◆ Collected data
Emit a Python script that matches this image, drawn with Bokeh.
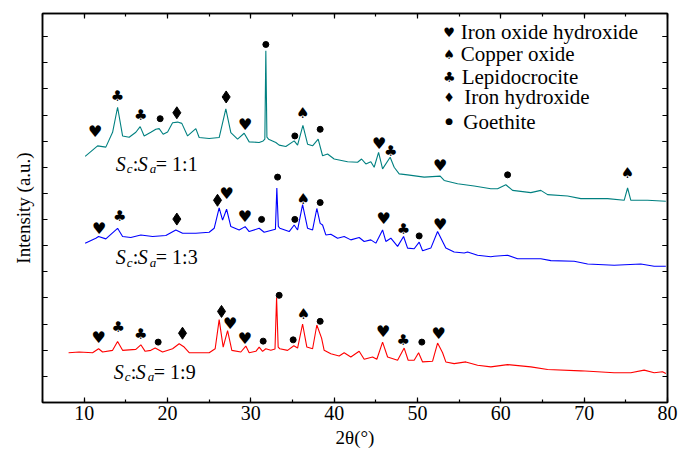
from bokeh.plotting import figure
from bokeh.models import (Range1d, LinearAxis, SingleIntervalTicker,
                          CustomJSTickFormatter, Label, ColumnDataSource)
from bokeh.core.properties import value
from bokeh.embed import file_html
from bokeh.resources import INLINE

# ---------------- data (2theta in degrees, intensity in a.u.) ----------------
teal_x = [10.12, 11.61, 12.60, 13.41, 14.01, 14.61, 15.40, 16.20, 16.72, 17.20, 18.00, 18.60,
          19.00, 19.48, 20.01, 20.61, 21.21, 21.72, 22.41, 23.40, 23.80, 25.00, 26.20, 27.00,
          27.60, 28.41, 29.20, 29.80, 31.00, 31.48, 31.68, 31.80, 31.93, 32.13, 33.00, 33.40,
          34.20, 35.20, 35.61, 36.25, 36.81, 37.41, 38.08, 38.61, 39.21, 40.00, 41.61, 42.81,
          43.29, 43.80, 44.40, 44.80, 45.33, 45.81, 46.72, 47.20, 47.80, 48.81, 50.80, 52.72,
          53.20, 54.81, 56.80, 58.80, 59.61, 60.60, 61.41, 63.60, 64.80, 65.61, 68.01, 69.60,
          72.81, 74.80, 75.21, 75.60, 77.61, 79.80]
teal_y = [248.7, 259.3, 258.0, 273.0, 298.3, 269.3, 268.0, 273.0, 278.7, 269.3, 273.0, 276.0,
          276.7, 271.0, 273.3, 282.7, 283.3, 282.0, 269.3, 276.7, 267.7, 266.7, 267.7, 296.7,
          272.7, 266.0, 272.0, 263.3, 262.7, 264.3, 266.0, 355.3, 268.0, 266.0, 262.7, 260.0,
          258.7, 264.3, 260.0, 280.0, 261.0, 259.3, 266.0, 249.3, 251.0, 246.0, 243.3, 242.7,
          246.0, 241.0, 243.3, 237.7, 252.7, 236.0, 247.7, 237.7, 231.0, 230.0, 227.7, 228.7,
          224.3, 221.0, 218.7, 216.0, 216.0, 220.0, 214.3, 212.0, 214.3, 210.0, 208.7, 206.0,
          206.0, 204.3, 216.7, 204.3, 204.3, 203.3]

blue_x = [10.12, 11.40, 11.73, 12.60, 14.01, 14.61, 15.60, 16.80, 18.21, 19.80, 21.00, 21.81,
          23.40, 25.00, 25.60, 26.20, 26.61, 27.09, 27.60, 28.60, 29.32, 29.80, 31.00, 31.60,
          32.61, 32.95, 33.12, 33.30, 33.48, 34.60, 35.20, 35.61, 36.21, 36.81, 37.41, 37.92,
          38.32, 38.61, 39.00, 39.60, 40.41, 41.20, 42.00, 43.00, 43.60, 44.40, 45.00, 45.81,
          46.20, 46.80, 47.61, 48.33, 48.81, 49.60, 50.20, 50.61, 51.60, 52.41, 53.01, 53.40,
          54.40, 55.60, 56.01, 57.21, 58.80, 59.20, 60.81, 62.01, 64.80, 66.00, 68.80, 70.41,
          73.60, 76.80, 78.40, 79.80]
blue_y = [161.0, 166.0, 167.7, 165.3, 176.0, 167.7, 166.7, 169.3, 167.7, 168.7, 174.3, 171.0,
          171.0, 172.0, 176.0, 196.7, 184.3, 195.3, 177.7, 174.3, 177.7, 172.7, 176.0, 172.0,
          174.3, 175.0, 216.7, 178.0, 176.0, 172.7, 179.3, 174.3, 200.0, 176.0, 174.3, 196.0,
          181.0, 179.3, 169.3, 170.0, 166.0, 167.7, 164.3, 166.7, 162.7, 164.3, 161.0, 174.3,
          162.7, 166.0, 157.7, 167.7, 156.0, 155.3, 162.0, 153.3, 156.0, 172.7, 162.7, 156.0,
          152.0, 151.0, 152.0, 148.7, 147.3, 147.7, 148.7, 145.3, 145.3, 143.3, 142.7, 140.0,
          138.7, 140.0, 137.7, 137.7]

red_x = [8.13, 9.40, 11.01, 11.73, 12.21, 13.41, 14.01, 14.61, 16.20, 16.80, 17.32, 18.00,
         18.52, 19.41, 20.61, 21.40, 22.00, 22.60, 25.00, 25.72, 26.20, 26.68, 27.21, 27.72,
         28.80, 29.40, 29.80, 30.60, 31.00, 31.41, 31.80, 32.40, 32.90, 33.09, 33.28, 33.48,
         34.41, 35.16, 35.61, 36.21, 36.72, 37.41, 37.92, 38.49, 38.80, 39.60, 40.60, 41.20,
         42.00, 43.00, 43.60, 44.61, 45.12, 45.81, 46.41, 47.61, 48.40, 48.88, 49.60, 50.13,
         50.61, 51.81, 52.41, 53.01, 53.40, 54.40, 55.80, 57.21, 58.80, 60.81, 63.60, 65.61,
         69.60, 73.60, 75.60, 77.20, 78.40, 79.40, 79.80]
red_y = [50.3, 51.0, 50.3, 54.3, 51.0, 52.7, 61.7, 52.7, 53.7, 58.3, 51.7, 52.7,
         55.0, 51.0, 54.3, 59.3, 56.0, 50.3, 50.3, 54.3, 83.7, 56.0, 72.7, 52.7,
         51.0, 57.0, 50.3, 51.7, 56.0, 51.7, 54.3, 52.7, 54.0, 106.0, 56.0, 54.3,
         52.7, 57.3, 55.0, 79.3, 56.0, 54.3, 78.3, 65.0, 52.7, 49.3, 47.0, 50.3,
         46.0, 51.7, 43.7, 46.0, 43.7, 61.0, 46.0, 42.7, 55.0, 42.7, 42.7, 50.3,
         41.0, 41.7, 60.0, 50.3, 41.0, 39.3, 41.0, 37.7, 36.0, 38.3, 36.0, 33.3,
         32.0, 30.0, 30.0, 32.7, 30.0, 31.0, 29.3]

# phase markers (position of each symbol above its peak)
heart_x = [11.32, 29.32, 45.40, 52.72, 11.80, 27.09, 29.28, 45.93, 52.72,
           11.73, 27.52, 29.28, 45.88, 52.53]
heart_y = [273.3, 281.0, 262.0, 239.3, 176.0, 211.0, 187.7, 186.0, 180.3,
           66.0, 80.3, 64.3, 71.7, 70.0]
spade_x = [36.24, 75.21, 36.28, 36.33]
spade_y = [292.7, 232.0, 206.0, 89.3]
club_x = [14.01, 16.80, 46.80, 14.28, 48.33, 14.08, 16.80, 48.28]
club_y = [309.3, 290.0, 254.3, 188.7, 175.3, 76.0, 69.3, 63.3]
diamond_x = [21.12, 27.04, 21.12, 26.00, 21.80, 26.48]
diamond_y = [292.7, 308.7, 185.3, 204.3, 70.0, 92.0]
dot_x = [19.12, 31.80, 35.28, 38.32, 60.81, 31.29, 33.21, 35.28, 38.32, 50.20,
         18.88, 31.48, 33.40, 35.08, 38.32, 50.52]
dot_y = [286.7, 361.7, 269.3, 276.0, 230.0, 185.0, 227.7, 185.0, 202.0, 168.3,
         61.0, 62.0, 108.3, 63.3, 82.0, 61.0]

legend_names = ["Iron oxide hydroxide", "Copper oxide", "Lepidocrocite",
                 "Iron hydroxide", "Goethite"]
ratios = ["1:1", "1:3", "1:9"]

# ---------------- figure ----------------
SERIF = "Liberation Serif"
SYM = "DejaVu Sans"

p = figure(width=679, height=450, output_backend="svg", toolbar_location=None,
           x_range=Range1d(5, 80), y_range=Range1d(0, 393),
           min_border_left=42, min_border_right=12, min_border_top=13,
           min_border_bottom=44)
p.grid.visible = False
p.outline_line_color = "black"
p.outline_line_width = 1.5

blank = CustomJSTickFormatter(code="return ''")


def style_axis(ax, interval, minor_in, labels=True):
    ax.ticker = SingleIntervalTicker(interval=interval, num_minor_ticks=2)
    ax.axis_line_width = 1.5
    ax.major_tick_in = 5
    ax.major_tick_out = 0
    ax.minor_tick_in = minor_in
    ax.minor_tick_out = 0
    ax.major_tick_line_width = 1.2
    ax.minor_tick_line_width = 1.2
    ax.major_label_text_font = SERIF
    ax.major_label_text_font_size = "20px"
    ax.major_label_text_color = "black"
    if not labels:
        ax.formatter = blank
        ax.major_label_text_font_size = "0px"


xa = p.xaxis[0]
style_axis(xa, 10, 3)
xa.major_label_standoff = 3
xa.axis_label = "2θ(°)"
xa.axis_label_text_font = SERIF
xa.axis_label_text_font_style = "normal"
xa.axis_label_text_font_size = "19px"
xa.axis_label_text_color = "black"
xa.axis_label_standoff = 4

ya = p.yaxis[0]
style_axis(ya, 52.8, 5, labels=False)
ya.axis_label = "Intensity (a.u.)"
ya.axis_label_text_font = SERIF
ya.axis_label_text_font_style = "normal"
ya.axis_label_text_font_size = "19px"
ya.axis_label_text_color = "black"
ya.axis_label_standoff = 9

top = LinearAxis()
style_axis(top, 10, 3, labels=False)
p.add_layout(top, "above")
right = LinearAxis()
style_axis(right, 52.8, 5, labels=False)
p.add_layout(right, "right")

# traces
p.line(teal_x, teal_y, line_color="#008080", line_width=1.1)
p.line(blue_x, blue_y, line_color="#0000FF", line_width=1.1)
p.line(red_x, red_y, line_color="#FF0000", line_width=1.1)

# markers
for xs, ys, ch, size in [(heart_x, heart_y, "♥", "16px"),
                         (spade_x, spade_y, "♠", "15px"),
                         (club_x, club_y, "♣", "15px")]:
    src = ColumnDataSource(dict(x=xs, y=ys, t=[ch] * len(xs)))
    p.text("x", "y", text="t", source=src, text_font=value(SYM),
           text_font_size=value(size), text_align="center",
           text_baseline="middle", text_color="black")
p.scatter(diamond_x, diamond_y, marker="diamond", size=12, color="black")
p.scatter(dot_x, dot_y, marker="circle", size=6, color="black")

# legend (symbols + names)
leg_sym = ["♥", "♠", "♣", "♦", "●"]
leg_sym_size = ["13px", "13px", "14px", "13px", "9px"]
leg_sym_y = [374.3, 352.0, 329.3, 307.7, 284.3]
leg_txt_y = [374.3, 352.0, 329.3, 308.3, 283.0]
leg_txt_x = [55.2, 55.2, 55.3, 55.6, 55.5]
for s, ss, sy, name, ty, tx in zip(leg_sym, leg_sym_size, leg_sym_y,
                                   legend_names, leg_txt_y, leg_txt_x):
    p.add_layout(Label(x=53.8, y=sy, text=s, text_font=SYM, text_font_size=ss,
                       text_align="center", text_baseline="middle",
                       text_color="black"))
    p.add_layout(Label(x=tx, y=ty, text=name, text_font=SERIF,
                       text_font_size="21px", text_baseline="middle",
                       text_color="black"))

# sample labels  S_c:S_a = ratio
label_pos = [(13.8, 241.0), (13.8, 146.7), (13.56, 31.0)]
for (lx, ly), r in zip(label_pos, ratios):
    pieces = [("S", 0, 0, "20px", "italic"),
              ("c", 11, -5, "13px", "italic"),
              (":", 17, 0, "20px", "normal"),
              ("S", 22, 0, "20px", "italic"),
              ("a", 34, -5, "13px", "italic"),
              ("= " + r, 40, 0, "20px", "normal")]
    for t, dx, dy, fs, st in pieces:
        p.add_layout(Label(x=lx, y=ly, x_offset=dx, y_offset=dy, text=t,
                           text_font=SERIF, text_font_size=fs,
                           text_font_style=st, text_baseline="alphabetic",
                           text_color="black"))

open("out.html", "w").write(file_html(p, INLINE))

◆ Exercise prompt
Quote, exactly and only, the lines from the first line of the data above through the line containing "from bokeh.resources import INLINE". The pictures do not belong in it.

◆ Output of the task
Emit a Python script that matches this image, drawn with Bokeh.
from bokeh.plotting import figure
from bokeh.models import (Range1d, LinearAxis, SingleIntervalTicker,
                          CustomJSTickFormatter, Label, ColumnDataSource)
from bokeh.core.properties import value
from bokeh.embed import file_html
from bokeh.resources import INLINE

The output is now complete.